It’s Weisz as in ‘vice’, which sums up my hobby of collecting signed sketches in a nutshell. It’s the correct way to say Rachel’s surname and if it’s with an hungarian accent even more correct. The quinessential ‘English Rose’, as she is often described and the 127th actress to receive the Academy Award ( to show off my trivia knowledge) was busy this week with two Gala screenings at the BFI London Film Festival, for The Lobster and Youth.This doubled my chances of getting my drawing signed. Rachel has signed a drawing I did of her in her Olivier Award-winning role as Blanche Dubois in the Donmar Warehouse production of A streetcar Named Desire a few years ago. That graph was a ‘full’ one with every letter recognisable because she did it sitting quietly in her dressing-room. In the heat of battle at a Premiere the sig become more streamlined with more flow than definition due to the demand and time constraint. Getting a dedication is a bonus. But all went swimmingly as the English say. I managed to get it signed at the first outing with an inscription and a heart…or maybe that’s an ice cream cone. Either way she was happy and I was happy.

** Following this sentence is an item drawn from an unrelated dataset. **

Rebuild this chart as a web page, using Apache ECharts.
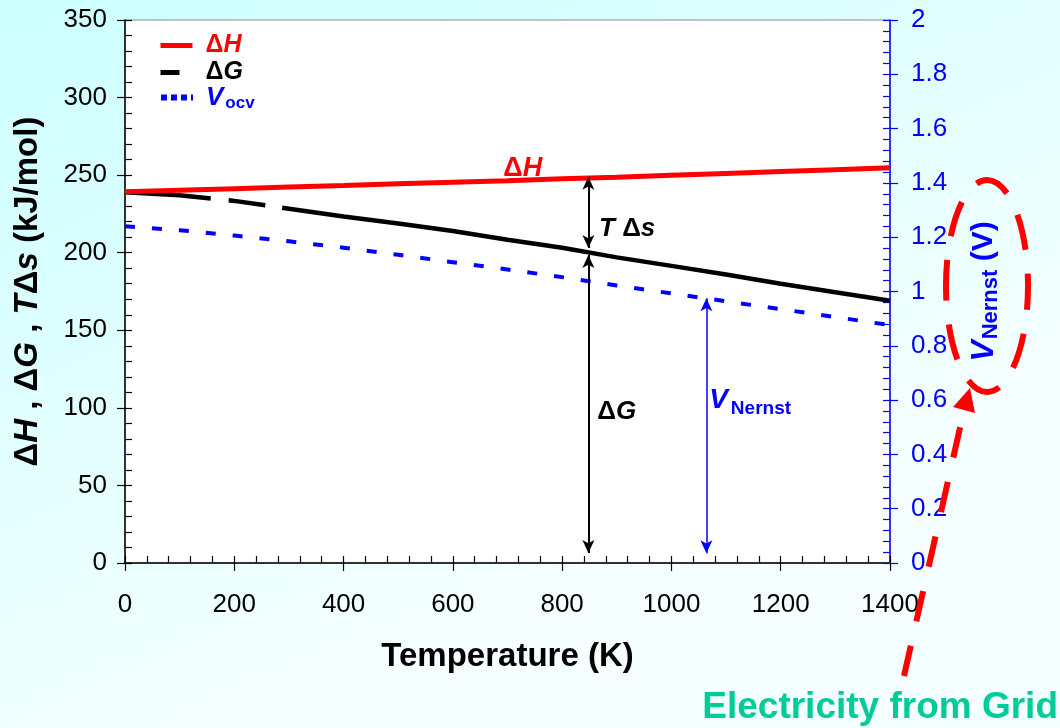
<!DOCTYPE html>
<html>
<head>
<meta charset="utf-8">
<script src="https://cdn.jsdelivr.net/npm/echarts@6/dist/echarts.min.js"></script>
<style>
html,body{margin:0;padding:0;}
#chart{width:1060px;height:728px;}
</style>
</head>
<body>
<div id="chart"></div>
<script>
// ---- data ----
const temps = [0, 100, 200, 300, 400, 500, 600, 700, 800, 900, 1000, 1100, 1200, 1300, 1400];
const dH    = [239.3, 240.3, 241.3, 242.3, 243.3, 244.4, 245.4, 246.4, 247.6, 248.7, 249.9, 251.1, 252.3, 253.5, 254.7];
const dG    = [239, 237, 233.4, 228.4, 223.3, 218.8, 214, 208.4, 203.2, 197, 191.5, 186, 180, 174.5, 169];
const vOcv  = [1.24, 1.226, 1.206, 1.185, 1.161, 1.135, 1.108, 1.081, 1.053, 1.022, 0.993, 0.964, 0.935, 0.906, 0.876];

// annotation arrows (value coordinates)
const arrowTds = [[848, 249], [848, 203]];
const arrowDG  = [[848, 198.5], [848, 6.5]];
const arrowV   = [[1064, 0.975], [1064, 0.036]];

const xTicks = {min: 0, max: 1400, interval: 200};
const yLeft  = {min: 0, max: 350, interval: 50};
const yRight = {min: 0, max: 2, interval: 0.2};

const FONT = 'Arial, "Liberation Sans", sans-serif';
const RED = '#ff0000', BLUE = '#0000ff', BLACK = '#000000';

const zip = (a, b) => a.map((v, i) => [v, b[i]]);

const chart = echarts.init(document.getElementById('chart'), null, {renderer: 'canvas'});

const tickCommon = (color) => ({
  axisLine: {show: true, onZero: false, lineStyle: {color: color, width: 1.5}},
  axisTick: {show: true, inside: true, length: 7, lineStyle: {color: color, width: 1.2}},
  minorTick: {show: true, splitNumber: 5, length: 7, lineStyle: {color: color, width: 1.2}},
  splitLine: {show: false},
  minorSplitLine: {show: false}
});
const outsideTicks = (color) => ({
  axisLine: {show: false, onZero: false},
  axisTick: {show: true, inside: false, length: 8, lineStyle: {color: color, width: 1.2}},
  axisLabel: {show: false},
  splitLine: {show: false}
});

const legendRich = {
  sp: {width: 8},
  rd: {color: RED, fontSize: 25, fontWeight: 'bold', fontFamily: FONT, lineHeight: 22},
  ri: {color: RED, fontSize: 25, fontWeight: 'bold', fontStyle: 'italic', fontFamily: FONT, lineHeight: 22},
  kd: {color: BLACK, fontSize: 25, fontWeight: 'bold', fontFamily: FONT, lineHeight: 22},
  ki: {color: BLACK, fontSize: 25, fontWeight: 'bold', fontStyle: 'italic', fontFamily: FONT, lineHeight: 22},
  bv: {color: BLUE, fontSize: 26, fontWeight: 'bold', fontStyle: 'italic', fontFamily: FONT, lineHeight: 22},
  bs: {color: BLUE, fontSize: 17, fontWeight: 'bold', fontFamily: FONT, padding: [12, 0, 0, 2], lineHeight: 22}
};
const legendFormatter = function (name) {
  if (name === 'ΔH') return '{sp|}{rd|Δ}{ri|H}';
  if (name === 'ΔG') return '{sp|}{kd|Δ}{ki|G}';
  return '{sp|}{bv|V}{bs|ocv}';
};
const makeLegend = (item, top) => ({
  orient: 'vertical', left: 158, top: top, itemWidth: 32, itemHeight: 14, padding: 0,
  selectedMode: false, itemStyle: {opacity: 0},
  data: [item], formatter: legendFormatter,
  textStyle: {fontFamily: FONT, rich: legendRich}
});

const option = {
  animation: false,
  backgroundColor: {
    type: 'linear', x: 0, y: 0, x2: 0.3, y2: 1,
    colorStops: [{offset: 0, color: '#ccffff'}, {offset: 1, color: '#f6ffff'}]
  },
  textStyle: {fontFamily: FONT},
  grid: {left: 125, right: 170, top: 20, bottom: 165, show: true,
         backgroundColor: '#ffffff', borderColor: '#8a8a8a', borderWidth: 1},
  legend: [
    makeLegend({name: 'ΔH', lineStyle: {width: 5}}, 33),
    makeLegend({name: 'ΔG', lineStyle: {type: [19, 60], width: 5}}, 60),
    makeLegend({name: 'Vocv', lineStyle: {type: [6, 4], width: 6}}, 83)
  ],
  xAxis: [
    Object.assign({
      type: 'value', position: 'bottom', min: xTicks.min, max: xTicks.max, interval: xTicks.interval,
      axisLabel: {fontSize: 26, color: BLACK, margin: 29, fontFamily: FONT, formatter: v => String(v)},
      name: 'Temperature (K)', nameLocation: 'middle', nameGap: 77,
      nameTextStyle: {fontSize: 33, fontWeight: 'bold', color: BLACK, fontFamily: FONT}
    }, tickCommon(BLACK)),
    Object.assign({
      type: 'value', position: 'bottom', min: xTicks.min, max: xTicks.max, interval: xTicks.interval
    }, outsideTicks(BLACK))
  ],
  yAxis: [
    Object.assign({
      type: 'value', position: 'left', min: yLeft.min, max: yLeft.max, interval: yLeft.interval,
      axisLabel: {fontSize: 26, color: BLACK, margin: 18, fontFamily: FONT},
      name: '{d|Δ}{i|H}{d| , Δ}{i|G}{d| , }{i|T}{d|Δ}{i|s}{d| (kJ/mol)}',
      nameLocation: 'middle', nameRotate: 90, nameGap: 81,
      nameTextStyle: {
        fontFamily: FONT,
        rich: {
          d: {fontSize: 33, fontWeight: 'bold', color: BLACK, fontFamily: FONT},
          i: {fontSize: 33, fontWeight: 'bold', fontStyle: 'italic', color: BLACK, fontFamily: FONT}
        }
      }
    }, tickCommon(BLACK)),
    Object.assign({
      type: 'value', position: 'right', min: yRight.min, max: yRight.max, interval: yRight.interval,
      axisLabel: {fontSize: 26, color: BLUE, margin: 21, fontFamily: FONT,
                  formatter: v => String(Math.round(v * 10) / 10)},
      name: '{v|V}{s|Nernst}{n| (V)}',
      nameLocation: 'middle', nameRotate: 90, nameGap: 76,
      nameTextStyle: {
        fontFamily: FONT,
        rich: {
          v: {fontSize: 32, fontWeight: 'bold', fontStyle: 'italic', color: BLUE, fontFamily: FONT},
          s: {fontSize: 22, fontWeight: 'bold', color: BLUE, fontFamily: FONT, padding: [14, 0, 0, 1]},
          n: {fontSize: 30, fontWeight: 'bold', color: BLUE, fontFamily: FONT}
        }
      }
    }, tickCommon(BLUE)),
    Object.assign({
      type: 'value', position: 'left', min: yLeft.min, max: yLeft.max, interval: yLeft.interval
    }, outsideTicks(BLACK)),
    Object.assign({
      type: 'value', position: 'right', min: yRight.min, max: yRight.max, interval: yRight.interval
    }, outsideTicks(BLUE))
  ],
  series: [
    {
      name: 'ΔH', type: 'line', xAxisIndex: 0, yAxisIndex: 0, data: zip(temps, dH),
      symbol: 'none', lineStyle: {color: RED, width: 5}, itemStyle: {color: RED}, z: 4,
      markPoint: {
        silent: true, symbol: 'circle', symbolSize: 1, itemStyle: {color: 'rgba(0,0,0,0)'},
        label: {show: true, position: 'inside', formatter: '{d|Δ}{i|H}',
          rich: {
            d: {fontSize: 27, fontWeight: 'bold', color: RED, fontFamily: FONT},
            i: {fontSize: 27, fontWeight: 'bold', fontStyle: 'italic', color: RED, fontFamily: FONT}
          }},
        data: [{coord: [728, 254]}]
      }
    },
    {
      name: 'ΔG', type: 'line', xAxisIndex: 0, yAxisIndex: 0, data: zip(temps, dG),
      symbol: 'none', lineStyle: {color: BLACK, width: 4.5, type: [86, 18, 37, 17, 3000]},
      itemStyle: {color: BLACK}, z: 3,
      markLine: {
        silent: true, symbol: ['arrow', 'arrow'], symbolSize: [9, 13],
        label: {show: false}, lineStyle: {color: BLACK, width: 2, type: 'solid'},
        emphasis: {disabled: true},
        data: [
          [{coord: arrowTds[0]}, {coord: arrowTds[1]}],
          [{coord: arrowDG[0]}, {coord: arrowDG[1]}]
        ]
      },
      markPoint: {
        silent: true, symbol: 'circle', symbolSize: 1, itemStyle: {color: 'rgba(0,0,0,0)'},
        label: {show: true, position: 'inside',
          rich: {
            d: {fontSize: 26, fontWeight: 'bold', color: BLACK, fontFamily: FONT},
            i: {fontSize: 26, fontWeight: 'bold', fontStyle: 'italic', color: BLACK, fontFamily: FONT}
          }},
        data: [
          {coord: [919, 215.3], label: {formatter: '{i|T }{d|Δ}{i|s}'}},
          {coord: [900, 97.3], label: {formatter: '{d|Δ}{i|G}'}}
        ]
      }
    },
    {
      name: 'Vocv', type: 'line', xAxisIndex: 0, yAxisIndex: 1, data: zip(temps, vOcv),
      symbol: 'none', lineStyle: {color: BLUE, width: 4, type: [10, 17]},
      itemStyle: {color: BLUE}, z: 2,
      markLine: {
        silent: true, symbol: ['arrow', 'arrow'], symbolSize: [9, 13],
        label: {show: false}, lineStyle: {color: BLUE, width: 1.5, type: 'solid'},
        emphasis: {disabled: true},
        data: [[{coord: arrowV[0]}, {coord: arrowV[1]}]]
      },
      markPoint: {
        silent: true, symbol: 'circle', symbolSize: 1, itemStyle: {color: 'rgba(0,0,0,0)'},
        label: {show: true, position: 'inside', formatter: '{v|V}{s|Nernst}',
          rich: {
            v: {fontSize: 28, fontWeight: 'bold', fontStyle: 'italic', color: BLUE, fontFamily: FONT},
            s: {fontSize: 19, fontWeight: 'bold', color: BLUE, fontFamily: FONT, padding: [18, 0, 0, 3]}
          }},
        data: [{coord: [1144, 0.6]}]
      }
    }
  ],
  graphic: [
    {
      type: 'ellipse', silent: true, z: 100,
      shape: {cx: 987, cy: 286, rx: 41, ry: 106},
      style: {fill: null, stroke: RED, lineWidth: 6, lineDash: [36, 24], lineDashOffset: 10}
    },
    {
      type: 'line', silent: true, z: 100,
      shape: {x1: 904, y1: 676, x2: 964, y2: 410},
      style: {stroke: RED, lineWidth: 6, lineDash: [31, 25]}
    },
    {
      type: 'polygon', silent: true, z: 100,
      shape: {points: [[953, 407], [970, 388], [975, 413]]},
      style: {fill: RED}
    },
    {
      type: 'text', silent: true, z: 100,
      style: {x: 1058, y: 708, text: 'Electricity from Grid', align: 'right', verticalAlign: 'middle',
              font: 'bold 37px Arial, "Liberation Sans", sans-serif', fill: '#00cc99'}
    }
  ]
};

chart.setOption(option);
</script>
</body>
</html>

It’s hard enough to spell ‘Saoirse’ let alone pronounce it. Even as I type it, a red line appears underneath, so even spell-check has concerns. The few drops of Gaelic in my blood composition isn’t enough to enable me to roll it off the tongue. It would be more rogue than brogue. I’m not alone. In fact there’s a YouTube video devoted to correctly pronouncing her name and many an interviewer broaches the subject as a rule rather than the exception. Saoirse herself says it’s pronounced ‘Sersha’ like ‘inertia’, although she said some Irish say ‘Searsha’. Either way it means ‘freedom’. The 21 year-old was born in the Bronx in New York City to Irish parents, but grew up in Ireland’s County Carlow, spending a great deal of it on film sets with her father, so her career path seemed inevitable. She came to prominance as the eccentric 13 year-old aspiring novelist Briony Tallis in Joe Wright’s Atonement in 2007, earning BAFTA, Golden Globe and Academy Award nominations.